# Life & Banc Split



## agent99 (Sep 11, 2013)

Just noticed retraction notice on BMO site for this split. How would you read this? They say that we must submit instructions for both "events". Do they mean Option 1 and Option 99? If so why?, if Option 99 is Do Nothing and the default? 

Maybe they meant that separate instructions should be given to tender for the Class A and the Pfds? 





> *Must submit instructions under BOTH events*
> 
> Option 1: Cash (CAD) - Annual Concurrent Retraction (Must tender equal number of Class A and Preferred share) (see Important Notes)
> To receive a Retraction Price per Unit equal to the NAV per Unit on that date, less any costs associated with the retraction, including commissions and other such costs, if any, related to the liquidation of any portion of the Portfolio required to the fund such retraction.
> ...


----------



## Testing-Testing-123 (Nov 2, 2017)

I have some of these.....have held them for a few years and done very well with them. If you want to hold them do nothing and it remains status quo....If you want out, you have to submit equal shares from both for no penalty.


----------



## fireseeker (Jul 24, 2017)

Hi Agent, the reference to “both” in the quoted material is confusing. Clearly a holder chooses only one option.

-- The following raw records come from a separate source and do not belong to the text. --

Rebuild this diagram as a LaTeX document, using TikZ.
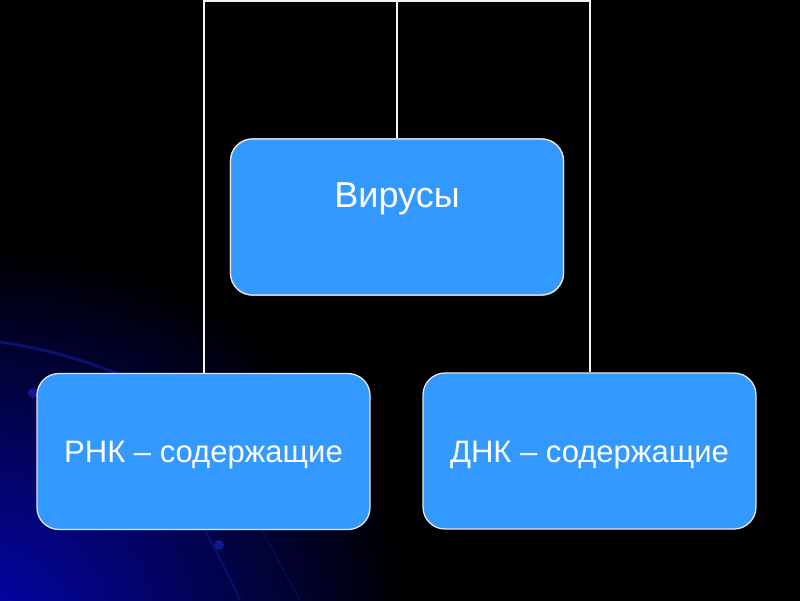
\documentclass[tikz,border=0pt]{standalone}
\usepackage{fontspec}
\setmainfont{Liberation Sans}
\definecolor{boxblue}{RGB}{52,153,255}
\definecolor{glow}{RGB}{5,5,175}
\definecolor{streak}{RGB}{15,25,140}
\begin{document}
\begin{tikzpicture}[x=1pt,y=-1pt,
  box/.style={draw=white!80!gray, line width=1.3pt, fill=boxblue, rounded corners=22pt,
    minimum width=333pt, minimum height=156pt, inner sep=0pt},
  boxtext/.style={text=white, anchor=base, inner sep=0pt},
  link/.style={draw=white!92!gray, line width=2pt}]
\useasboundingbox (0,0) rectangle (800,600);
\fill[black] (-10,-10) rectangle (810,610);
\begin{scope}
  \clip (-5,-5) rectangle (805,605);
  \shade[inner color=glow, outer color=black] (-20,625) ellipse (430pt and 380pt);
  \draw[streak, line width=3pt, opacity=0.7] (0,342) .. controls (40,348) and (80,358) .. (120,375);
  \draw[streak, line width=2pt, opacity=0.6] (205,530) .. controls (218,555) and (230,578) .. (240,600);
  \draw[streak, line width=1.5pt, opacity=0.4] (262,530) .. controls (275,555) and (288,578) .. (300,600);
  \fill[streak] (33,393) circle (5pt);
  \fill[streak] (219,545) circle (5pt);
\end{scope}
\coordinate (tm) at (397,1);
\node[box] (vir) at (397,217) {};
\node[box] (rnk) at (203.5,451.5) {};
\node[box] (dnk) at (589.5,451) {};
\draw[link] (rnk.north) |- (tm) -| (dnk.north);
\draw[link] (tm) -- (vir.north);
\node[box] at (vir) {};
\node[boxtext, font=\fontsize{36}{40}\selectfont] (virt) at (397,207) {Вирусы};
\node[boxtext, font=\fontsize{31}{36}\selectfont] (rnkt) at (203.5,462) {РНК – содержащие};
\node[boxtext, font=\fontsize{31}{36}\selectfont] (dnkt) at (589.5,462) {ДНК – содержащие};
\end{tikzpicture}
\end{document}
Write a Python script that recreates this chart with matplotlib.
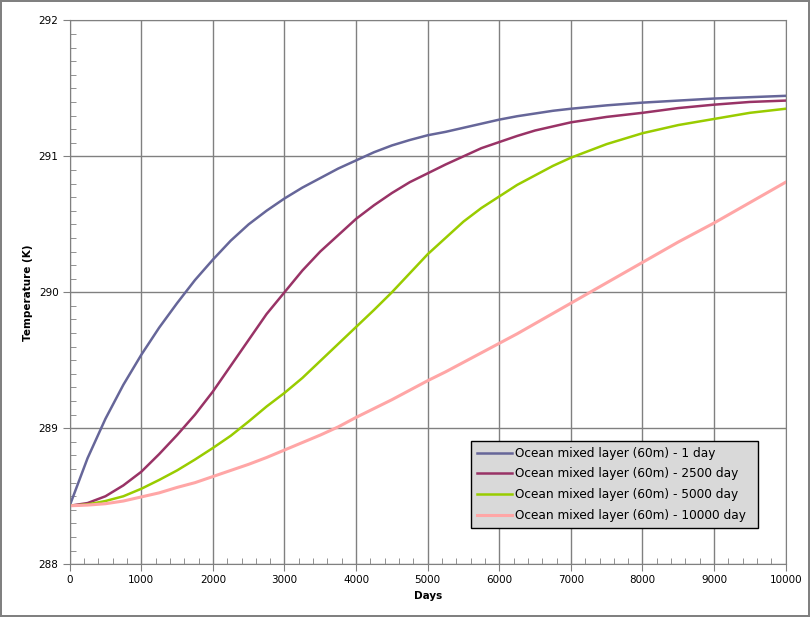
import matplotlib.pyplot as plt
from matplotlib.ticker import MultipleLocator

# Data
days = [0, 250, 500, 750, 1000, 1250, 1500, 1750, 2000, 2250, 2500, 2750, 3000,
        3250, 3500, 3750, 4000, 4250, 4500, 4750, 5000, 5250, 5500, 5750, 6000,
        6250, 6500, 6750, 7000, 7500, 8000, 8500, 9000, 9500, 10000]

temp_1 = [288.43, 288.78, 289.07, 289.32, 289.54, 289.74, 289.92, 290.09, 290.24,
          290.38, 290.50, 290.60, 290.69, 290.77, 290.84, 290.91, 290.97, 291.03,
          291.08, 291.12, 291.155, 291.18, 291.21, 291.24, 291.27, 291.295, 291.315,
          291.335, 291.35, 291.375, 291.395, 291.41, 291.425, 291.435, 291.445]
temp_2500 = [288.43, 288.45, 288.50, 288.58, 288.68, 288.81, 288.95, 289.10, 289.27,
             289.46, 289.65, 289.84, 290.00, 290.16, 290.30, 290.42, 290.54, 290.64,
             290.73, 290.81, 290.875, 290.94, 291.00, 291.06, 291.105, 291.15, 291.19,
             291.22, 291.25, 291.29, 291.32, 291.355, 291.38, 291.40, 291.41]
temp_5000 = [288.43, 288.44, 288.465, 288.50, 288.555, 288.62, 288.69, 288.77, 288.855,
             288.945, 289.05, 289.16, 289.26, 289.37, 289.495, 289.62, 289.745, 289.87,
             290.00, 290.14, 290.28, 290.40, 290.52, 290.62, 290.705, 290.79, 290.86,
             290.93, 290.99, 291.09, 291.17, 291.23, 291.275, 291.32, 291.35]
temp_10000 = [288.43, 288.435, 288.445, 288.465, 288.495, 288.525, 288.565, 288.60,
              288.645, 288.69, 288.735, 288.785, 288.84, 288.895, 288.95, 289.01, 289.08,
              289.145, 289.21, 289.28, 289.35, 289.415, 289.485, 289.555, 289.625,
              289.695, 289.77, 289.845, 289.92, 290.07, 290.22, 290.37, 290.51, 290.66,
              290.81]

labels = ["Ocean mixed layer (60m) - 1 day",
          "Ocean mixed layer (60m) - 2500 day",
          "Ocean mixed layer (60m) - 5000 day",
          "Ocean mixed layer (60m) - 10000 day"]
colors = ["#666699", "#993366", "#99cc00", "#ffa6a6"]
widths = [1.8, 1.8, 1.8, 2.2]

fig = plt.figure(figsize=(8.1, 6.17), dpi=100, edgecolor="#808080", linewidth=1.5)
ax = fig.add_axes([0.086, 0.0855, 0.884, 0.8815])

for series, lab, col, w in zip([temp_1, temp_2500, temp_5000, temp_10000], labels, colors, widths):
    ax.plot(days, series, color=col, lw=w, label=lab)

ax.set_xlim(0, 10000)
ax.set_ylim(288, 292)
ax.xaxis.set_major_locator(MultipleLocator(1000))
ax.xaxis.set_minor_locator(MultipleLocator(200))
ax.yaxis.set_major_locator(MultipleLocator(1))
ax.yaxis.set_minor_locator(MultipleLocator(0.1))
ax.grid(True, which="major", color="#808080", lw=1)
ax.set_axisbelow(True)

for s in ax.spines.values():
    s.set_color("#808080")
ax.tick_params(which="major", direction="out", length=5, color="#808080", labelsize=7.5, pad=3)
ax.tick_params(which="minor", direction="in", length=4, color="#808080")

ax.set_xlabel("Days", fontsize=7.5, fontweight="bold", labelpad=4)
ax.set_ylabel("Temperature (K)", fontsize=7.5, fontweight="bold", labelpad=4)

# legend box: 470.7..758.3 px wide, top at 440.7 px
leg = ax.legend(loc="upper left",
                bbox_to_anchor=(470.7 / 810, 1 - 440.7 / 617, 287.6 / 810, 0.0),
                bbox_transform=fig.transFigure, mode="expand", fontsize=8.7,
                frameon=True, fancybox=False, facecolor="#d9d9d9", edgecolor="black",
                framealpha=1, handlelength=2.9, handletextpad=0.3, borderpad=0.5,
                borderaxespad=0, labelspacing=0.64)
leg.get_frame().set_linewidth(1)

fig.savefig("out.png", dpi=100, edgecolor=fig.get_edgecolor())
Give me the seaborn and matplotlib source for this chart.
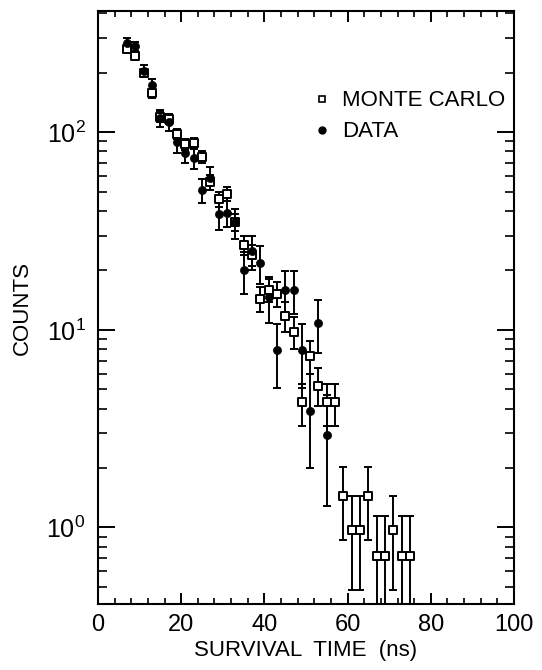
import matplotlib
matplotlib.use("Agg")
import matplotlib.pyplot as plt
from matplotlib.lines import Line2D
from matplotlib.ticker import MultipleLocator, LogLocator
import numpy as np
import pandas as pd
import seaborn as sns

# survival time bins (ns)
mc_time = [7, 9, 11, 13, 15, 17, 19, 21, 23, 25, 27, 29, 31, 33, 35, 37, 39, 41,
           43, 45, 47, 49, 51, 53, 55, 57, 59, 61, 63, 65, 67, 69, 71, 73, 75]
mc_counts = [265, 243, 200, 158, 120, 117, 98, 87, 88, 75, 56, 46, 49, 35, 27, 24,
             14.4, 16, 15.2, 11.8, 9.8, 4.3, 7.4, 5.2, 4.3, 4.3, 1.45, 0.97, 0.97,
             1.45, 0.72, 0.72, 0.97, 0.72, 0.72]
mc_low = [255, 233, 191, 150, 113, 110, 92, 81, 82, 70, 51, 42, 45, 31.5, 24, 21,
          12.3, 13.8, 13.0, 9.8, 8.0, 3.26, 6.0, 4.1, 3.26, 3.26, 0.86, 0.48, 0.48,
          0.86, 0.25, 0.25, 0.48, 0.25, 0.25]
mc_high = [275, 253, 209, 166, 127, 124, 104, 93, 94, 80, 61, 50, 53, 38.5, 30, 27,
           16.5, 18.2, 17.4, 13.8, 11.6, 5.3, 8.8, 6.4, 5.3, 5.3, 2.02, 1.45, 1.45,
           2.02, 1.14, 1.14, 1.45, 1.14, 1.14]

data_time = [7, 9, 11, 13, 15, 17, 19, 21, 23, 25, 27, 29, 31, 33, 35, 37, 39, 41,
             43, 45, 47, 49, 51, 53, 55]
data_counts = [284, 273, 205, 173, 118, 113, 89, 79, 74, 51, 59, 38.5, 39, 35, 20,
               25, 21.8, 14.6, 7.9, 15.9, 15.9, 7.9, 3.9, 10.9, 2.95]
data_low = [268, 258, 192, 160, 107, 102, 79, 70, 65, 44, 51, 32, 33, 29, 15.2, 20,
            17.1, 10.8, 5.1, 12.0, 12.0, 5.1, 2.0, 7.6, 1.28]
data_high = [300, 288, 218, 186, 129, 124, 99, 88, 83, 58, 67, 45, 45, 41, 24.7, 30,
             26.6, 18.5, 10.7, 19.9, 19.9, 10.7, 6.0, 14.1, 4.71]

mc = pd.DataFrame({"time": mc_time, "counts": mc_counts, "low": mc_low, "high": mc_high})
data = pd.DataFrame({"time": data_time, "counts": data_counts, "low": data_low, "high": data_high})

sns.set_style("ticks")
plt.rcParams["font.family"] = ["Liberation Sans", "DejaVu Sans"]
plt.rcParams["mathtext.fontset"] = "custom"
plt.rcParams["mathtext.rm"] = "Liberation Sans"
plt.rcParams["text.color"] = "black"
plt.rcParams["axes.labelcolor"] = "black"
plt.rcParams["xtick.color"] = "black"
plt.rcParams["ytick.color"] = "black"

fig = plt.figure(figsize=(5.42, 6.70), dpi=100)
ax = fig.add_axes([0.1808, 0.0985, 0.7675, 0.885])
ax.set_yscale("log")

for df in (mc, data):
    yerr = np.vstack([df["counts"] - df["low"], df["high"] - df["counts"]])
    ax.errorbar(df["time"], df["counts"], yerr=yerr, fmt="none", ecolor="black",
                elinewidth=1.4, capsize=2.8, capthick=1.4, zorder=2)

sns.scatterplot(data=mc, x="time", y="counts", ax=ax, marker="s", s=34,
                facecolor="white", edgecolor="black", linewidth=1.4, zorder=3)
sns.scatterplot(data=data, x="time", y="counts", ax=ax, marker="o", s=34,
                color="black", edgecolor="black", linewidth=0.5, zorder=4)

ax.set_xlim(0, 100)
ax.set_ylim(0.41, 411)
ax.xaxis.set_major_locator(MultipleLocator(20))
ax.xaxis.set_minor_locator(MultipleLocator(4))
ax.yaxis.set_major_locator(LogLocator(base=10))
ax.yaxis.set_minor_locator(LogLocator(base=10, subs=np.arange(2, 10)))

ax.tick_params(which="both", direction="in", top=True, right=True, colors="black",
               labelcolor="black")
ax.tick_params(axis="y", which="major", length=12, width=1.4, pad=9, labelsize=18)
ax.tick_params(axis="y", which="minor", length=6.5, width=1.2)
ax.tick_params(axis="x", which="major", length=8, width=1.4, pad=7, labelsize=17)
ax.tick_params(axis="x", which="minor", length=4.5, width=1.2)
for sp in ax.spines.values():
    sp.set_linewidth(1.5)
    sp.set_color("black")

ax.set_xlabel("SURVIVAL  TIME  (ns)", fontsize=16, labelpad=3, color="black")
ax.set_ylabel("COUNTS", fontsize=16, labelpad=10, color="black")

handles = [
    Line2D([], [], marker="s", linestyle="none", markersize=5, markerfacecolor="white",
           markeredgecolor="black", markeredgewidth=1.2),
    Line2D([], [], marker="o", linestyle="none", markersize=5, color="black"),
]
ax.legend(handles, ["MONTE CARLO", "DATA"], loc="upper left", bbox_to_anchor=(0.47, 0.9),
          frameon=False, fontsize=16, handlelength=0.8, handletextpad=0.5,
          labelspacing=0.45, labelcolor="black")

fig.savefig("out.png", dpi=100)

My guess is this: LBS, like many closed-end funds, offers both a monthly and annual retraction. The monthly option is undesirable (paying only 96% of value, at best), so it is rarely used.
However, I imagine that if one wished to surrender to the annual retraction, you might also have to decline the monthly retraction option.
As the default option is to do nothing, you would practically be making only one choice.

Suggest reading the Annual Information Form on the LBS page on the Brompton website for further clarity.


----------



## agent99 (Sep 11, 2013)

fireseeker said:


> Hi Agent, the reference to “both” in the quoted material is confusing. Clearly a holder chooses only one option.
> 
> Suggest reading the Annual Information Form on the LBS page on the Brompton website for further clarity.


It appears from notice on BMOIL that this is the annual concurrent retraction offer. IOW you have to retract equal amounts of capital and pfds. I tried to find the same document on Brompton site as well as on Sedar, but with no luck. May just be me.... There are also special retraction offer for Div Growth and Div 15 splits.

Next time I speak to BMOIL, I will tell them that I am choosing to do nothing


----------



## fireseeker (Jul 24, 2017)

Doing nothing is usually the best strategy when it comes to investing!

Here is the 2018 Annual Information Form:
http://www.bromptongroup.com/wp-content/uploads/2019/03/LBS_AIF_2018.pdf


----------



## agent99 (Sep 11, 2013)

fireseeker said:


> Doing nothing is usually the best strategy when it comes to investing!
> 
> Here is the 2018 Annual Information Form:
> http://www.bromptongroup.com/wp-content/uploads/2019/03/LBS_AIF_2018.pdf


I did find that, but was looking for a similar notice to the one that I saw on BMOIL. Could not find anything LBS related dated 2019 on Brompton site or on Sedar. Just wanted to compare wording if Notice could be found.

Anyway, no big deal. Was just curious about the wording in the notice!


----------



## Eclectic12 (Oct 20, 2010)

I don't recall seeing a notice about retraction rights on the split company's web site nor on Sedar for retraction events. Just the prospectus and the letter from my broker outlining the event is coming up, the deadline to submit instructions to trigger it and a statement that doing nothing means keeping the investment without using the retraction right.

It's weird that BMO mentions "Both Events", unless this is a generic notice that covers both the monthly and annual retractions?

There's also the May 29th, 2019 Prospectus Supplement document that also outlines the monthly retraction and annual concurrent retraction rights. 


Cheers


----------